Why is TV bingo not bingo?
By Kate Bulkley
The rules covering betting and gaming in the UK are frighteningly outdated. They were written in the 1960s, long before the launch of the commercial internet or Sky Digital.
While online and interactive TV (iTV) gambling are both growth businesses, technically speaking they fall outside most current regulation, which was originally written to regulate gambling at race courses, casinos and betting shops.
Moreover, the ITC determined last year that its remit is TV, not iTV, which is “internet-like”. This “rules gap” on iTV betting is offering commercial TV operators like Avago and Sky Bet big opportunities – albeit laced with some risk regrading the kind of rules that will eventually emerge.
But it’s not much of a risk. The government has signalled that new rules will favour proper licensing of gambling as a mainstream leisure activity available on all technical platforms, from TVs to mobile phones. But there are still some big questions to answer, such as when will the National Lottery go interactive and will the BBC be allowed to provide “red button” betting for it?
Bookies offer ‘casino-style’ games from virtual shops
The iTV operators call the current lack of rules a “grey area” and are busy launching services to test the market and establish their businesses. The Gaming Board, which currently regulates “bricks-and-mortar” gaming establishments from bingo halls to casinos, admits it does not have jurisdiction over iTV gambling, but is monitoring the business anyway.
And despite the rules gap, most operators are consulting with the Gaming Board and Gamcare, which provides a bizarre mix of consultancy services to gambling businesses and counselling for problem gamblers, to make sure they stay within the law.

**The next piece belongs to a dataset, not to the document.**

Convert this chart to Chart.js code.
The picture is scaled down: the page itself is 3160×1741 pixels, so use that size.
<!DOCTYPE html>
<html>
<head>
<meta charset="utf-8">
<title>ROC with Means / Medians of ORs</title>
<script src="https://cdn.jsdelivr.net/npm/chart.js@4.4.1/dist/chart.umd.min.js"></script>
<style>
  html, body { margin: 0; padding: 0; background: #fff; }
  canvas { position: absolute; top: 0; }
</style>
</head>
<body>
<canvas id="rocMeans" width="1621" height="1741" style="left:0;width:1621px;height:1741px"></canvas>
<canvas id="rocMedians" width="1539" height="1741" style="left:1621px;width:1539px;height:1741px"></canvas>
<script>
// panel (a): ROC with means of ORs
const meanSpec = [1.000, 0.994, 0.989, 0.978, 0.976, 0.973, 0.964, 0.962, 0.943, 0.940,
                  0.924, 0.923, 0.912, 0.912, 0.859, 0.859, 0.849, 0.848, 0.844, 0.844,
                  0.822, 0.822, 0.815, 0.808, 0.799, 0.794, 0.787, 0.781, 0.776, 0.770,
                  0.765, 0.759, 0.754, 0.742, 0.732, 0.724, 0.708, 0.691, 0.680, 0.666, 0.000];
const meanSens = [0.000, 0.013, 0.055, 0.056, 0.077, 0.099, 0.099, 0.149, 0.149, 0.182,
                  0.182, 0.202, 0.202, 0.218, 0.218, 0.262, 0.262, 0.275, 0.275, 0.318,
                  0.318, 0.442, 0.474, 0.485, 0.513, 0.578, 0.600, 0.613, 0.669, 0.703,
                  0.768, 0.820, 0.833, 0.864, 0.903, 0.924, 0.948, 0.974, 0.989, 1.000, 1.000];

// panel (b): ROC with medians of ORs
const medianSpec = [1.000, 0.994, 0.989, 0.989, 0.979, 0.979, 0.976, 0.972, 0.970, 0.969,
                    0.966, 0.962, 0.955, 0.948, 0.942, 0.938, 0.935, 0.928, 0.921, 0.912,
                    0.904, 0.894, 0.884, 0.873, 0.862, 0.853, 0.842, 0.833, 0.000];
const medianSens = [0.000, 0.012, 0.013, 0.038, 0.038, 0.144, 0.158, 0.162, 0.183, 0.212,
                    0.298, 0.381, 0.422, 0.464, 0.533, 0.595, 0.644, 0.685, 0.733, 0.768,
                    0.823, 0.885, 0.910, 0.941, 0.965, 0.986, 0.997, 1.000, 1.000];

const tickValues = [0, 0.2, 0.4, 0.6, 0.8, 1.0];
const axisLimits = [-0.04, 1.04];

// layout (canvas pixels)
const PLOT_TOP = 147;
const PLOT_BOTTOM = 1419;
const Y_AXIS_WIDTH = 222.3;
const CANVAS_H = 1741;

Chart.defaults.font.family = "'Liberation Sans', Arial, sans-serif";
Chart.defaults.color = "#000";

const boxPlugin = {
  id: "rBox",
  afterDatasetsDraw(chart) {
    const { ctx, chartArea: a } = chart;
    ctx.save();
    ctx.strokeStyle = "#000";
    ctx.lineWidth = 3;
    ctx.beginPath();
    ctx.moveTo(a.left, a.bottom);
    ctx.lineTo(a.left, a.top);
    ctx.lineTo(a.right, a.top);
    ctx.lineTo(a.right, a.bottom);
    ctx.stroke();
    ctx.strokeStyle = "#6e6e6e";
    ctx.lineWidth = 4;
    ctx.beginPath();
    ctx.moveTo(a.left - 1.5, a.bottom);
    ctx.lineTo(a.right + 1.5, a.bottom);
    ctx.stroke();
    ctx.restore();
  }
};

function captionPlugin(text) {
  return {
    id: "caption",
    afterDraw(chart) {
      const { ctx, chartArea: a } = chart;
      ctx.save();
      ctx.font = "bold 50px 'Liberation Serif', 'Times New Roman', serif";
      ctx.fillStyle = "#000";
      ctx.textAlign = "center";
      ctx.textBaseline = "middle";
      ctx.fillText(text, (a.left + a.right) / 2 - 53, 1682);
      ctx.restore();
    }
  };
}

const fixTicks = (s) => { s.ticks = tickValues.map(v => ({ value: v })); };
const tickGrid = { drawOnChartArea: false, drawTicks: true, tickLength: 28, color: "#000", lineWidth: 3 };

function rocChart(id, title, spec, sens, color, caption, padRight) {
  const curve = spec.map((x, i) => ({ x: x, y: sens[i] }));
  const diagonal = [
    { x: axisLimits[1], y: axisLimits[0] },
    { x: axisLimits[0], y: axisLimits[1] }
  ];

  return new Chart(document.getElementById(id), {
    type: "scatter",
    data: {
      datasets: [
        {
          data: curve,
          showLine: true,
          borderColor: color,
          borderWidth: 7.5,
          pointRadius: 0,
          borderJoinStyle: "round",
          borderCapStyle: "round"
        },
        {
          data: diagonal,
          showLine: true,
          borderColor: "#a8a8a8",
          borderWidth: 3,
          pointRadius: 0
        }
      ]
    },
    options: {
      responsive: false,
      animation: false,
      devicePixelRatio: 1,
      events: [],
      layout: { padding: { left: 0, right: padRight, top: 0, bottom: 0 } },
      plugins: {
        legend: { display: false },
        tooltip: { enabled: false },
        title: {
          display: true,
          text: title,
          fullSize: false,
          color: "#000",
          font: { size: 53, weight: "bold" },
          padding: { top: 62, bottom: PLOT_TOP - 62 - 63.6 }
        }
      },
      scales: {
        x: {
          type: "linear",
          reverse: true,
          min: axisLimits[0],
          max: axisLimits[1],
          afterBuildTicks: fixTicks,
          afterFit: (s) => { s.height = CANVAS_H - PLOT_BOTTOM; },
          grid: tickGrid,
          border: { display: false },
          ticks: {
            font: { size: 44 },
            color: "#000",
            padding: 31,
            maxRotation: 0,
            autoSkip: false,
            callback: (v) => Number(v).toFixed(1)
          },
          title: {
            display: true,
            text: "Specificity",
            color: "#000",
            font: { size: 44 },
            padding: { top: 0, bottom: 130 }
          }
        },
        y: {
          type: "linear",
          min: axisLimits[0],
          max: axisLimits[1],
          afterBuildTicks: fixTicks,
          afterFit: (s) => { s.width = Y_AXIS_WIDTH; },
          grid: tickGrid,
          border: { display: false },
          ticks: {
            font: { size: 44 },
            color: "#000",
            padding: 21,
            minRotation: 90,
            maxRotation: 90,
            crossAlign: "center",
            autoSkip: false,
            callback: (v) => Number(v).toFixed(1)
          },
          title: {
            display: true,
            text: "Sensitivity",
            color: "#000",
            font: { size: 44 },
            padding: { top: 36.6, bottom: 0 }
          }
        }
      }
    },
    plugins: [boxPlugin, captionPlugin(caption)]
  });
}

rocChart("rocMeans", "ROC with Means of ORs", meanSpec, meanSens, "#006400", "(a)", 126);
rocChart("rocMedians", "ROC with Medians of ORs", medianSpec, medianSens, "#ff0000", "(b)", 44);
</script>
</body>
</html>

That said, the iTV gambling operators have run circles around the distinction in the present law between gaming and betting. Gaming is considered anything tied to a specific location, such as a bingo hall or a casino, where games like roulette or dice-based pursuits are played.

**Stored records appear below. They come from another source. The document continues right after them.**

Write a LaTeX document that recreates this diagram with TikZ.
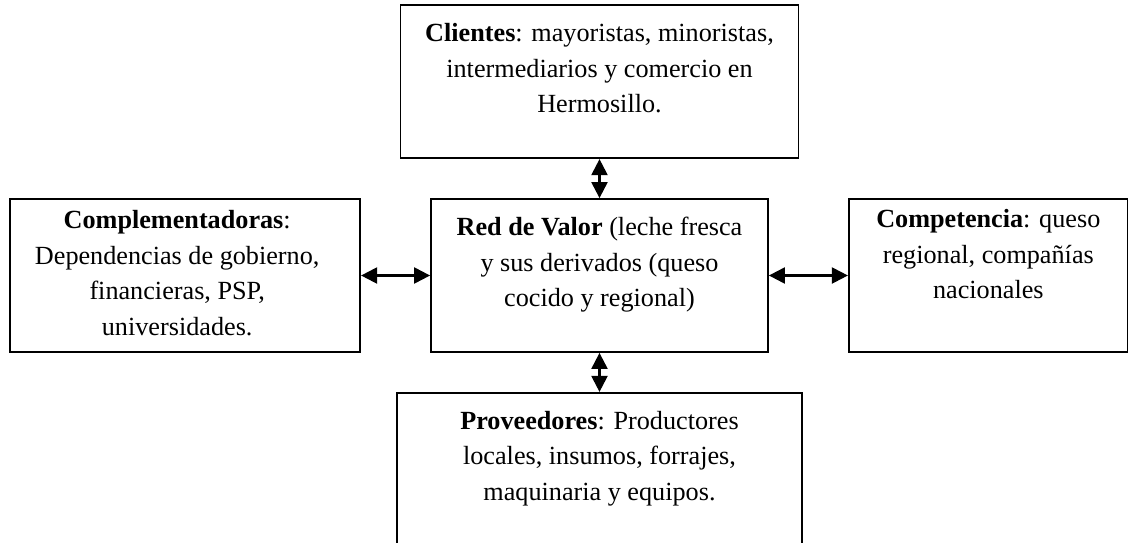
\documentclass[tikz,border=0pt]{standalone}
\usepackage{fontspec}
\setmainfont{Liberation Serif}
\usetikzlibrary{arrows.meta, positioning}

\begin{document}
\begin{tikzpicture}[
  node distance = 19.5pt and 34.5pt,
  caja/.style = {
    draw, line width=0.9pt, minimum height=76.5pt, inner sep=0pt
  },
  txt/.style = {
    align=center, inner sep=0pt, font=\fontsize{13.1}{17.75}\selectfont
  },
  arr/.style = {
    {Triangle[length=8pt,width=8pt]}-{Triangle[length=8pt,width=8pt]},
    line width=1.1pt
  }
]
\useasboundingbox (-299.75pt,-133.25pt) rectangle (264.25pt,137.75pt);

% cajas
\node[caja, minimum width=168.5pt] (red) at (0,0) {};
\node[caja, minimum width=199pt, above=of red] (cli) {};
\node[caja, minimum width=175pt, left=of red] (com) {};
\node[caja, minimum width=139.5pt, right=39.5pt of red] (cmp) {};
\node[caja, minimum width=202.5pt, minimum height=90pt, below=of red] (pro) {};

% textos
\node[txt, below=9.5pt of cli.north] (tcli)
  {\textbf{Clientes}: mayoristas, minoristas,\\intermediarios y comercio en\\Hermosillo.};
\node[txt, below=9.5pt of red.north] (tred)
  {\textbf{Red de Valor} (leche fresca\\y sus derivados (queso\\cocido y regional)};
\node[txt, below=6pt of com.north, xshift=-4pt] (tcom)
  {\textbf{Complementadoras}:\\Dependencias de gobierno,\\financieras, PSP,\\universidades.};
\node[txt, below=5.5pt of cmp.north] (tcmp)
  {\textbf{Competencia}: queso\\regional, compañías\\nacionales};
\node[txt, below=9.5pt of pro.north] (tpro)
  {\textbf{Proveedores}: Productores\\locales, insumos, forrajes,\\maquinaria y equipos.};

% flechas
\draw[arr] (cli) -- (red);
\draw[arr] (com) -- (red);
\draw[arr] (red) -- (cmp);
\draw[arr] (red) -- (pro);

\end{tikzpicture}
\end{document}
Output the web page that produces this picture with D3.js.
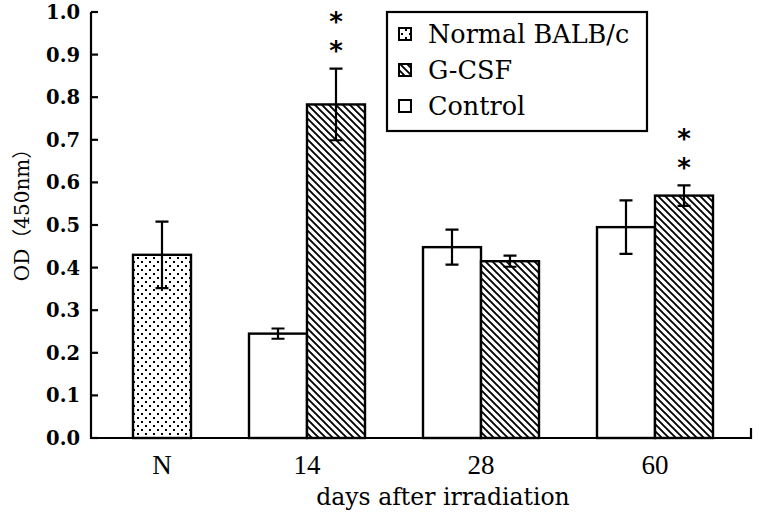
<!DOCTYPE html>
<html><head><meta charset="utf-8">
<script src="https://cdn.jsdelivr.net/npm/d3@7"></script>
<style>body{margin:0;background:#fff}</style>
</head><body><svg id="c" width="759" height="524"></svg>
<script>
// ---- data ----
const categories = ["N", "14", "28", "60"];
const normalMean = [0.430, null, null, null];
const normalErr  = [0.078, null, null, null];
const gcsfMean   = [null, 0.783, 0.415, 0.569];
const gcsfErr    = [null, 0.084, 0.013, 0.024];
const controlMean = [null, 0.245, 0.448, 0.495];
const controlErr  = [null, 0.012, 0.041, 0.063];
const gcsfStars  = [0, 2, 0, 2];
const yTicks = [0.0, 0.1, 0.2, 0.3, 0.4, 0.5, 0.6, 0.7, 0.8, 0.9, 1.0];
const seriesNames = ["Normal BALB/c", "G-CSF", "Control"];
const xTitle = "days after irradiation";
const yTitle = "OD（450nm）";

// ---- layout ----
const axisLeft = 91, axisRight = 751, axisTop = 12, axisBottom = 438;
const serif = "'DejaVu Serif', 'Liberation Serif', serif";
const times = "'Liberation Serif', 'DejaVu Serif', serif";

const svg = d3.select("#c");
const defs = svg.append("defs");
const dots = defs.append("pattern").attr("id", "dots").attr("patternUnits", "userSpaceOnUse")
  .attr("width", 8).attr("height", 8);
dots.append("rect").attr("width", 8).attr("height", 8).attr("fill", "#fff");
dots.append("rect").attr("x", 1).attr("y", 1).attr("width", 2).attr("height", 2).attr("fill", "#000");
dots.append("rect").attr("x", 5).attr("y", 5).attr("width", 2).attr("height", 2).attr("fill", "#000");
const hatch = defs.append("pattern").attr("id", "hatch").attr("patternUnits", "userSpaceOnUse")
  .attr("width", 7).attr("height", 7);
hatch.append("rect").attr("width", 7).attr("height", 7).attr("fill", "#fff");
hatch.append("path").attr("d", "M0,0L7,7M-2,5L2,9M5,-2L9,2").attr("stroke", "#000").attr("stroke-width", 1.9);

const fills = {"Normal BALB/c": "url(#dots)", "G-CSF": "url(#hatch)", "Control": "#fff"};

const x = d3.scaleBand().domain(categories).range([75, 771]);
const slot = d3.scaleBand().domain(["Control", "Treated", "_"]).range([0, x.bandwidth()]);
const y = d3.scaleLinear().domain([0, 1]).range([axisBottom, axisTop]);

const bars = [];
categories.forEach((c, i) => {
  if (normalMean[i] != null) bars.push({c, s: "Normal BALB/c", slot: "Treated", v: normalMean[i], e: normalErr[i], stars: 0});
  if (controlMean[i] != null) bars.push({c, s: "Control", slot: "Control", v: controlMean[i], e: controlErr[i], stars: 0});
  if (gcsfMean[i] != null) bars.push({c, s: "G-CSF", slot: "Treated", v: gcsfMean[i], e: gcsfErr[i], stars: gcsfStars[i]});
});

const g = svg.append("g");
g.selectAll("rect.bar").data(bars).join("rect").attr("class", "bar")
  .attr("x", d => x(d.c) + slot(d.slot))
  .attr("width", slot.bandwidth())
  .attr("y", d => y(d.v))
  .attr("height", d => y(0) - y(d.v))
  .attr("fill", d => fills[d.s])
  .attr("stroke", "#000").attr("stroke-width", 2.4);

// error bars
const cx = d => x(d.c) + slot(d.slot) + slot.bandwidth() / 2;
g.selectAll("path.err").data(bars).join("path").attr("class", "err")
  .attr("d", d => {
    const xc = cx(d), t = y(d.v + d.e), b = y(d.v - d.e);
    return `M${xc},${t}V${b}M${xc-6.5},${t}H${xc+6.5}M${xc-6.5},${b}H${xc+6.5}`;
  })
  .attr("fill", "none").attr("stroke", "#000").attr("stroke-width", 2.2);

// significance stars
bars.filter(d => d.stars > 0).forEach(d => {
  for (let k = 0; k < d.stars; k++) {
    g.append("text").attr("x", cx(d)).attr("y", y(d.v + d.e) - 25 - k * 29)
      .attr("text-anchor", "middle").attr("dy", "0.62em")
      .attr("font-family", "'DejaVu Sans', sans-serif").attr("font-weight", "bold")
      .attr("font-size", 26).text("*");
  }
});

// axes
const ax = svg.append("g");
ax.append("path").attr("d", `M${axisLeft},${axisTop}V${axisBottom}H${axisRight}V${axisBottom-10}`)
  .attr("fill", "none").attr("stroke", "#000").attr("stroke-width", 2.2);
ax.selectAll("line.tk").data(yTicks).join("line").attr("class", "tk")
  .attr("x1", axisLeft).attr("x2", axisLeft + 7)
  .attr("y1", d => y(d)).attr("y2", d => y(d))
  .attr("stroke", "#000").attr("stroke-width", 2.2);
ax.selectAll("text.tl").data(yTicks).join("text").attr("class", "tl")
  .attr("x", axisLeft - 11).attr("y", d => y(d)).attr("dy", "0.36em")
  .attr("text-anchor", "end").attr("font-family", serif).attr("font-weight", "bold")
  .attr("font-size", 19.5).text(d => d.toFixed(1));

// category labels
const labelX = c => d3.mean(bars.filter(b => b.c === c), b => cx(b));
svg.selectAll("text.cat").data(categories).join("text").attr("class", "cat")
  .attr("x", d => labelX(d)).attr("y", 474)
  .attr("text-anchor", "middle").attr("font-family", times).attr("font-size", 27).text(d => d);

svg.append("text").attr("x", 443).attr("y", 505).attr("text-anchor", "middle")
  .attr("font-family", serif).attr("font-size", 23.5).text(xTitle);

svg.append("text").attr("transform", "translate(29,210) rotate(-90)").attr("text-anchor", "middle")
  .attr("font-family", serif + ", 'Noto Sans CJK SC'").attr("font-size", 20).text(yTitle);

// legend
const lg = svg.append("g");
lg.append("rect").attr("x", 387).attr("y", 12).attr("width", 260).attr("height", 119)
  .attr("fill", "#fff").attr("stroke", "#000").attr("stroke-width", 2.2);
const ly = d3.scalePoint().domain(seriesNames).range([34, 106]);
lg.selectAll("rect.ic").data(seriesNames).join("rect").attr("class", "ic")
  .attr("x", 399).attr("y", d => ly(d) - 6).attr("width", 12).attr("height", 12)
  .attr("fill", d => fills[d]).attr("stroke", "#000").attr("stroke-width", 2);
lg.selectAll("text.lt").data(seriesNames).join("text").attr("class", "lt")
  .attr("x", 428).attr("y", d => ly(d)).attr("dy", "0.36em")
  .attr("font-family", serif).attr("font-size", 25.5).text(d => d);
</script></body></html>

There is an element of skill involved in gaming; the Gaming Board keeps a close eye on how these establishments are run to ensure they are free of criminal activity and that punters have a fair chance of winning.
By contrast, betting has traditionally involved placing a bet on contests that take place elsewhere, such as football matches and horse races. The odds are fixed and bookmakers need only a simple licence proving they are reputable and financially sound to do business.
So whereas bingo halls are regulated by the Gaming Board, a fixed-odds, best numbers game such as that provided by Avago requires only a bookmaker’s licence to operate. Avago may look like bingo on TV but, according to the current rules, it is not and therefore is not strictly regulated by the Gaming Board. Avago and others are now launching more “casino-style” games but with fixed odds on the bets in order to evade the regulator.
Waiting for the law to turn up
Meanwhile, the government is in the throes of writing new gambling legislation covering both bricks-and-mortar establishments and TV, internet and mobile phone betting. The new law could be in force early next year following a White Paper this month.
Unlike some countries – including the US – where internet and iTV gambling are banned, the British government clearly sees gambling as a mainstream leisure activity that can be subjected to licensing and taxation.
The three principle criteria of the new rules, according to the government, will be: the proper licensing of reputable operators; ensuring that the products offered are fair and provide the punter with a decent chance of winning; and that minors and problem gamblers are protected.
The last will surely include screening customers to ensure they are over 18 as well as imposing spending limits on bets. But some answers are still needed and much discussion is taking place over how these goals can be achieved, especially on iTV services.